CLI chat and stop strings

  • Chat: --messages-json '[{"role":"user","content":"hi"}]' (auto-applies template)
  • Auto chat for plain prompts: add --auto-chat (or disable with --no-auto-chat); optional --system "You are helpful"
  • Force treating plain prompts as user messages: --assume-user-chat (equivalent to --auto-chat)
  • Stop strings: use --stop or the alias --stop-strings (comma-separated)

Defaults

  • The CLI will, by default, auto-apply chat templates when the loaded tokenizer exposes a chat template (has apply_chat_template and a non-empty chat_template). Use --no-auto-chat to turn this off.
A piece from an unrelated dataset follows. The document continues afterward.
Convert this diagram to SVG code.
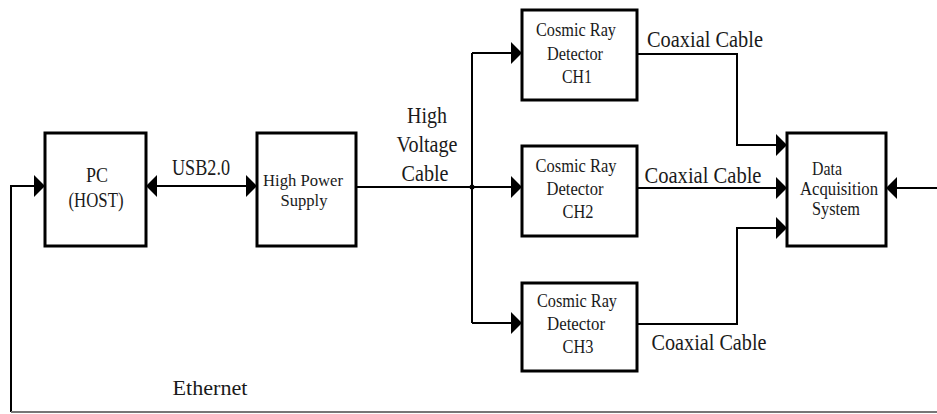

Prefetch and convert (download)

# Download an HF repo and convert to MLX format without loading into memory.
# Prints the local path, e.g., ./mlx_cache/Qwen_Qwen2-7B-Instruct
mlxgk-download --model Qwen/Qwen2-7B-Instruct

# Options
#  --cache-dir DIR           Cache location (default: ./mlx_cache)
#  --quantize                Quantize during conversion
#  --trust-remote-code       Allow custom code from the repo
#  --force                   Reconvert and overwrite existing cache

Adherence eval harness

mlxgk-eval --suite adherence_suite.yaml --markdown report.md --json report.json

Example suite (adherence_suite.yaml):

name: adherence_smoke
model: Qwen/Qwen3-0.6B
cases:
  - name: summary
    prompt: "Return a JSON object with summary and confidence"
    json_schema:
      type: object
      properties:
        summary: {type: string}
        confidence: {type: number}
      required: [summary, confidence]
    retries: 2
    strict_only_json: true

Performance bench

python -m mlx_genkit.tests.perf_bench --hf-model Qwen/Qwen3-0.6B --mlx-model ./mlx_qwen3_0_6b --prompt "Hello performance" --max-tokens 64

Releases

  • Bump version across files (defaults to patch):
    • make bump-version (use PART=minor or PART=major to override)
  • Create and push a git tag (vX.Y.Z):
    • make git-release
    • This tags and pushes the repo; PyPI packaging can be added later.

Notes

  • Parity targets control‑surface equivalence: constraints, stops, finish reasons, determinism; token streams may differ across frameworks/devices.
  • Sampling fast path reuses mlx-lm’s decoding loop and caches for best performance on Apple Silicon.

Known limitations

  • Residual injection uses Python-level patching; highly optimized/compiled paths may bypass it. Use forward_with_hidden(..., strict=True) when you need deterministic capture/injection semantics.
  • Some MLX model classes may not accept input_embeddings (used for soft prompts in training). In those cases, the library now falls back gracefully to standard token-only forward.
  • Beam search applies processors on raw logits and then normalizes (HF behavior). Earlier parity reports in this repo may reflect the previous implementation on normalized logprobs.

Tips

  • When running examples directly from the repo, make sure you’re using the local sources: pip install -e . or run with PYTHONPATH=..
  • Parity/perf harnesses will download HF models; ensure network access and sufficient disk space.